Suniva had always contended with low-price competitors, but now it was saddled with lots of debt, which it incurred to run its operations and to build out its $60 million in equipment, according to bankruptcy documents.

Wells Fargo was a major lender. In February, with a default looming, Suniva tried to find additional financing but was unable to locate a savior. It was losing money, and potential investors were scared off by Suniva’s insistence that it seek relief by filing its trade case with the ITC, bankruptcy documents said.

Suniva soon defaulted on its Wells Fargo loan. In response, Wells Fargo invoked a $15 million letter of credit from Wanxiang America Corp., the U.S. arm of a Chinese automotive conglomerate that was an earlier investor in Suniva. This immediately made Wanxiang one of Suniva’s largest creditors.

Wanxiang is well-known in U.S. clean energy circles as the firm that scooped up A123 Systems LLC, a U.S. lithium-ion battery maker that received support from the Obama administration but went bankrupt in 2012, and Fisker Automotive, a high-end electric carmaker that went belly-up in 2013.

It is unclear what role, if any, either Shunfeng or Wanxiang are playing in Suniva’s trade case.

In Shunfeng’s 2016 annual report, its auditor said that the company incurred a $37.5 million loss on its Suniva acquisition due to "severe financial difficulty experienced by Suniva and certain unfavorable factors expected by the management."

A complicated savior

Ajeet Rohatgi,
Ajeet Rohatgi, the Georgia Tech professor who founded Suniva and now serves as its chief technology officer. | Photo courtesy of the Advanced Technology Development Center.

At this point, another actor entered that complicated the story further: SQN, the investment group from New York City that agreed to bankroll Suniva through bankruptcy.

In 2015, the same year that Shunfeng bought a majority stake in Suniva, SQN made investments and is now owed just under $51 million, according to bankruptcy documents.

In April, SQN agreed to extend Suniva an additional $4 million credit line in order to make its way through bankruptcy, but it came with some unusual and stringent requirements.

As part of its deal, it required Suniva to file the case with the ITC against importers and asked the bankruptcy court to approve $200,000 to pursue it, almost as much as it set aside for salaries.

In return, SQN proposed to receive options to acquire 40 percent ownership in Suniva and to get 50 percent of any increase in value in the company’s shares that result if the trade case is approved by the Trump administration.

"These terms would seem to me a trifle onerous," said Joel Glucksman, a corporate bankruptcy attorney who reviewed Suniva’s filing at the request of E&E News.

‘Buy America’?

Suniva’s bankruptcy filings also raise questions about its claim that it sourced its content from the U.S. The company’s website, which has been taken offline, touted Suniva’s "Buy America" standard, which is often required in public-works projects.

"Suniva is one of only a few U.S.-operated manufacturers that offer Buy America-compliant modules, which contain more than 80% U.S. content.

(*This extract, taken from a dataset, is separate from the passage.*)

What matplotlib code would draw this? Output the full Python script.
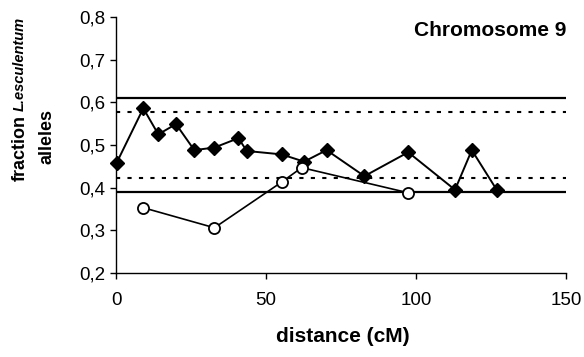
import matplotlib
matplotlib.use("Agg")
import matplotlib.pyplot as plt
from matplotlib import font_manager
from matplotlib.ticker import FixedLocator, FuncFormatter

# Data
dist_a = [0.2, 9.1, 14.1, 20.0, 26.1, 32.8, 40.8, 43.6, 55.2, 62.7, 70.2, 82.8, 97.4, 113.0, 118.6, 126.9]
frac_a = [0.458, 0.586, 0.525, 0.549, 0.488, 0.494, 0.516, 0.486, 0.478, 0.461, 0.488, 0.427, 0.483, 0.395, 0.488, 0.395]
dist_b = [9.1, 32.8, 55.2, 61.9, 97.4]
frac_b = [0.353, 0.306, 0.413, 0.447, 0.388]
solid_limits = [0.611, 0.391]
dotted_limits = [0.578, 0.422]
x_ticks = [0, 50, 100, 150]
y_ticks = [0.2, 0.3, 0.4, 0.5, 0.6, 0.7, 0.8]

plt.rcParams['font.family'] = ['Liberation Sans', 'DejaVu Sans']

names = {f.name for f in font_manager.fontManager.ttflist}
if 'Liberation Sans Narrow' in names:
    ital_family, ital_size = ['Liberation Sans Narrow', 'DejaVu Sans'], 12.5
else:
    ital_family, ital_size = ['Liberation Sans', 'DejaVu Sans'], 10.5

fig = plt.figure(figsize=(5.84, 3.57), dpi=100)
ax = fig.add_axes([116/584, 1-273/357, 450/584, 256/357])

for v in solid_limits:
    ax.plot([0, 150], [v, v], color='black', lw=1.6, solid_capstyle='butt')
for v in dotted_limits:
    ax.plot([0, 150], [v, v], color='black', lw=1.5, dashes=(2, 3.5))

ax.plot(dist_a, frac_a, color='black', lw=1.4, marker='D', ms=7.5,
        markerfacecolor='black', markeredgecolor='black', zorder=3, clip_on=False)
ax.plot(dist_b, frac_b, color='black', lw=1.2, marker='o', ms=8,
        markerfacecolor='white', markeredgecolor='black', markeredgewidth=1.3, zorder=3)

ax.set_xlim(0, 150)
ax.set_ylim(0.2, 0.8)
ax.xaxis.set_major_locator(FixedLocator(x_ticks))
ax.yaxis.set_major_locator(FixedLocator(y_ticks))
ax.yaxis.set_major_formatter(FuncFormatter(lambda v, p: f"{v:.1f}".replace('.', ',')))
ax.xaxis.set_major_formatter(FuncFormatter(lambda v, p: f"{v:.0f}"))
for s in ['top', 'right']:
    ax.spines[s].set_visible(False)
for s in ['left', 'bottom']:
    ax.spines[s].set_linewidth(1.0)
ax.tick_params(axis='both', direction='out', length=4.5, width=1.0, labelsize=13.5, pad=3)
ax.tick_params(axis='x', pad=9)
ax.margins(0)

ax.text(1.0, 0.985, 'Chromosome 9', transform=ax.transAxes, ha='right', va='top',
        fontsize=15, fontweight='bold')

fig.text(343/584, 1-337/357, 'distance (cM)', ha='center', va='center',
         fontsize=15, fontweight='bold')
fig.text(20/584, 1-148/357, 'fraction', rotation=90,
         ha='center', va='center', fontsize=13, fontweight='bold')
fig.text(20/584, 1-64/357, 'L.esculentum', rotation=90, family=ital_family,
         ha='center', va='center', fontsize=ital_size, fontweight='bold', fontstyle='italic')
fig.text(47/584, 1-136/357, 'alleles', rotation=90,
         ha='center', va='center', fontsize=13, fontweight='bold')

fig.savefig('out.png', dpi=100)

Our premium solar modules have one of the highest percentages of U.S. content in the industry," Suniva wrote. "Suniva’s GA and MI based module assembly facilities offer even greater value to customers requiring ‘Buy America’ solar products."

Bankruptcy documents say that the company’s commercial creditors are overwhelmingly from abroad.

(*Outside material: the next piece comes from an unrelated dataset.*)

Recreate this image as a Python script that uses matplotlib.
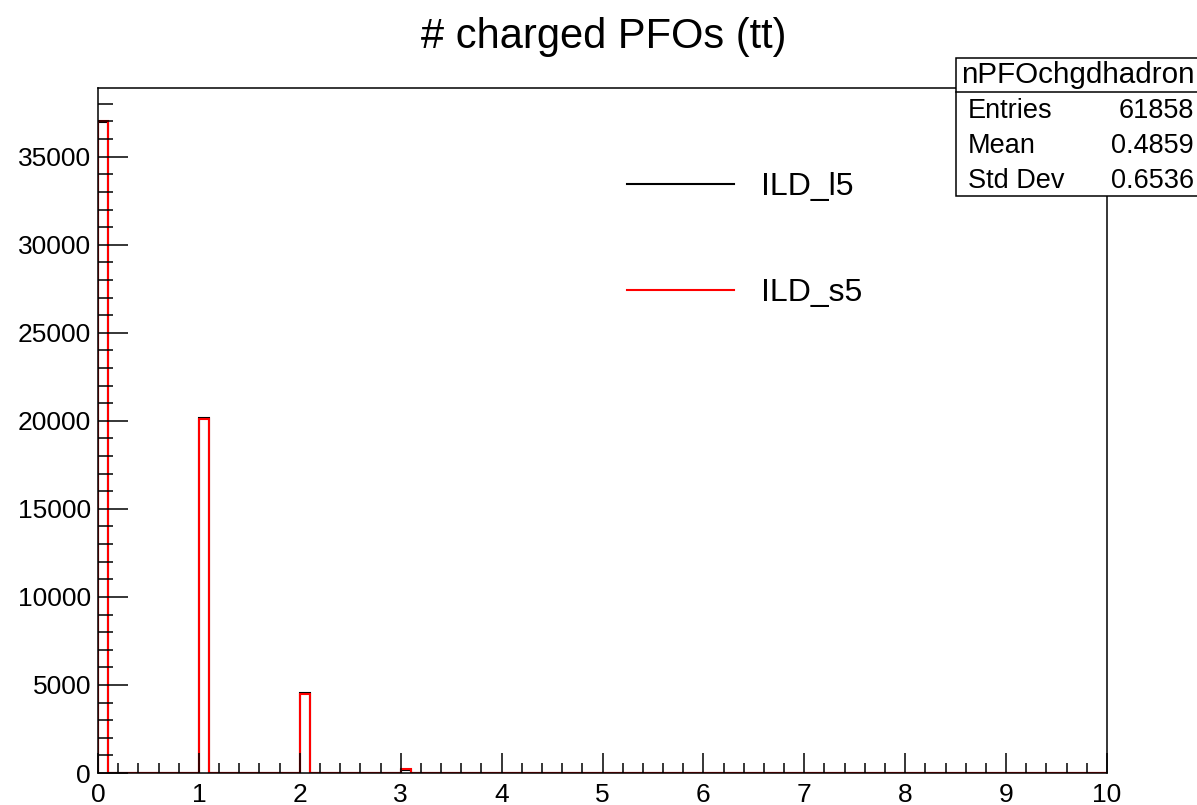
import numpy as np
import matplotlib
matplotlib.use("Agg")
import matplotlib.pyplot as plt
import matplotlib.patches as patches
from matplotlib.lines import Line2D
from matplotlib.ticker import MultipleLocator

plt.rcParams['font.family'] = ['Liberation Sans', 'DejaVu Sans']

# histogram: 100 bins from 0 to 10, only a few filled (integer counts)
n_bins = 100
x_min, x_max = 0.0, 10.0
filled_bins = [0, 10, 20, 30, 40]
counts_l5 = [36950, 20150, 4560, 180, 15]
counts_s5 = [37000, 20100, 4480, 210, 10]

title = "# charged PFOs (tt)"
hist_name = "nPFOchgdhadron"
stats_rows = [("Entries", "61858"), ("Mean", "0.4859"), ("Std Dev", "0.6536")]
labels = ["ILD_l5", "ILD_s5"]


def fill(counts):
    vals = np.zeros(n_bins)
    for b, c in zip(filled_bins, counts):
        vals[b] = c
    return vals


edges = np.linspace(x_min, x_max, n_bins + 1)

fig = plt.figure(figsize=(11.97, 8.05), dpi=100)
ax = fig.add_axes([98 / 1197, 32 / 805, 1009 / 1197, 685 / 805])

ax.stairs(fill(counts_l5), edges, baseline=0, color='black', lw=1.5)
ax.stairs(fill(counts_s5), edges, baseline=0, color='red', lw=1.5)

ax.set_xlim(x_min, x_max)
ax.set_ylim(0, 38900)

ax.xaxis.set_major_locator(MultipleLocator(1))
ax.xaxis.set_minor_locator(MultipleLocator(0.2))
ax.yaxis.set_major_locator(MultipleLocator(5000))
ax.yaxis.set_minor_locator(MultipleLocator(1000))
ax.tick_params(axis='both', which='both', direction='in', labelsize=19, width=1.1)
ax.tick_params(axis='x', which='major', length=14.4, pad=7)
ax.tick_params(axis='x', which='minor', length=7.2)
ax.tick_params(axis='y', which='major', length=21.6, pad=5)
ax.tick_params(axis='y', which='minor', length=10.8)
for s in ax.spines.values():
    s.set_linewidth(1.1)

fig.text(604 / 1197, 1 - 37 / 805, title, ha='center', va='center', fontsize=30)

# legend
handles = [Line2D([], [], color='black', lw=1.5), Line2D([], [], color='red', lw=1.5)]
ax.legend(handles, labels, loc='center left', bbox_to_anchor=(0.524, 0.778),
          frameon=False, fontsize=23, handlelength=3.36, handletextpad=0.84,
          labelspacing=2.4, borderpad=0, borderaxespad=0)

# stats box
W, H = 1197, 805
box = patches.Rectangle((956 / W, 1 - 196 / H), 260 / W, 138 / H, transform=fig.transFigure,
                        facecolor='white', edgecolor='black', lw=1.1, zorder=5)
fig.patches.append(box)
fig.add_artist(Line2D([956 / W, 1.0], [1 - 92 / H, 1 - 92 / H], transform=fig.transFigure,
                      color='black', lw=1.1, zorder=6))
fig.text(1078 / W, 1 - 75 / H, hist_name, ha='center', va='center', fontsize=21.3, zorder=7)
for i, (k, v) in enumerate(stats_rows):
    y = 1 - (111 + 35 * i) / H
    fig.text(968 / W, y, k, ha='left', va='center', fontsize=19.5, zorder=7)
    fig.text(1194 / W, y, v, ha='right', va='center', fontsize=19.5, zorder=7)

fig.savefig("out.png", dpi=100)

Of the $38.4 million that Suniva owes its top 30 creditors, the largest are companies from Korea and the U.S. subsidiary of a Korean company (for a total of $7.8 million), followed by companies from Germany ($6.4 million), Canada ($4.1 million) and China ($2.8 million).

The company’s second-largest debt, $4.97 million, is to Woongjin Energy Co. Ltd., a Korean company that makes solar wafers, which are the basis for modules.

Correction: An earlier version of this story misstated the amount Suniva Inc. owes its creditors.